Enter the population standard deviation, confidence level, and desired margin of error to calculate the required sample size to estimate a population mean.
Required Sample Size:
Understanding Sample Size Calculation for Mean
This calculator uses the following formula to determine the sample size required to estimate a population mean within a specified margin of error and confidence level:
$$ n = \frac{{Z^2 \cdot \sigma^2}}{{E^2}} $$
where:
- \( n \) = Sample size
- \( Z \) = Z-score associated with the confidence level
- \( \sigma \) = Population standard deviation
- \( E \) = Margin of error
Real-Life Example: Estimating Average Time Spent on a Website
Suppose a company wants to estimate the average time users spend on their website, with a 95% confidence level and a margin of error of 5 minutes. Based on previous data, they estimate the population standard deviation is 10 minutes.
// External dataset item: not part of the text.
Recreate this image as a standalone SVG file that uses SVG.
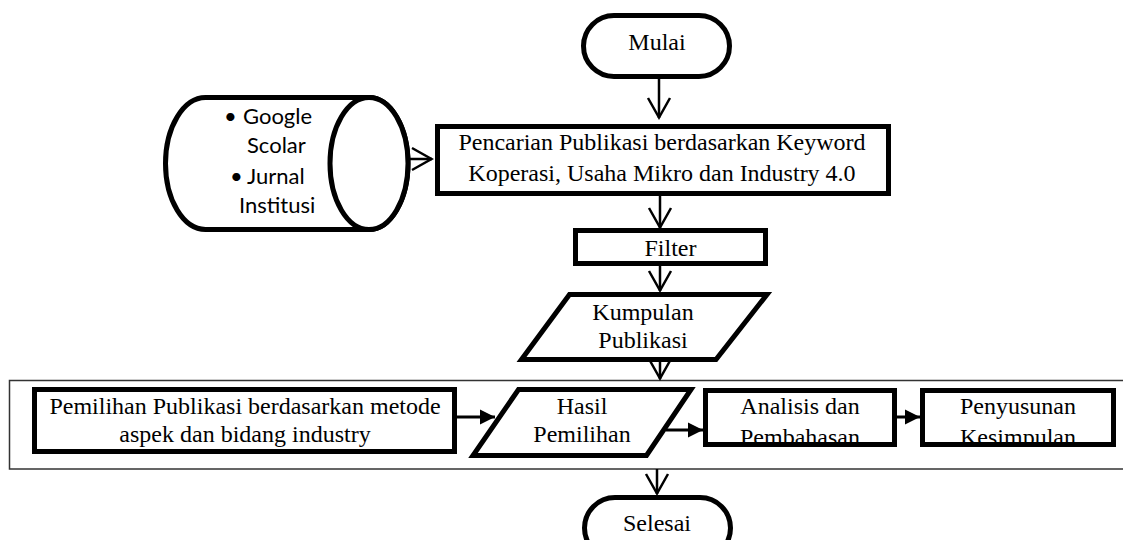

Here’s the step-by-step calculation:
- Step 1: Set the values: confidence level = 95%, margin of error = 5, standard deviation (σ) = 10.
- Step 2: Find the Z-score for a 95% confidence level (Z ≈ 1.96).
- Step 3: Use the formula:
$$ n = \frac{{(1.96)^2 \cdot (10)^2}}{{(5)^2}} = 15.37 $$
- Interpretation: The company would need a sample size of at least 16 people to estimate the average time within a 5-minute margin of error.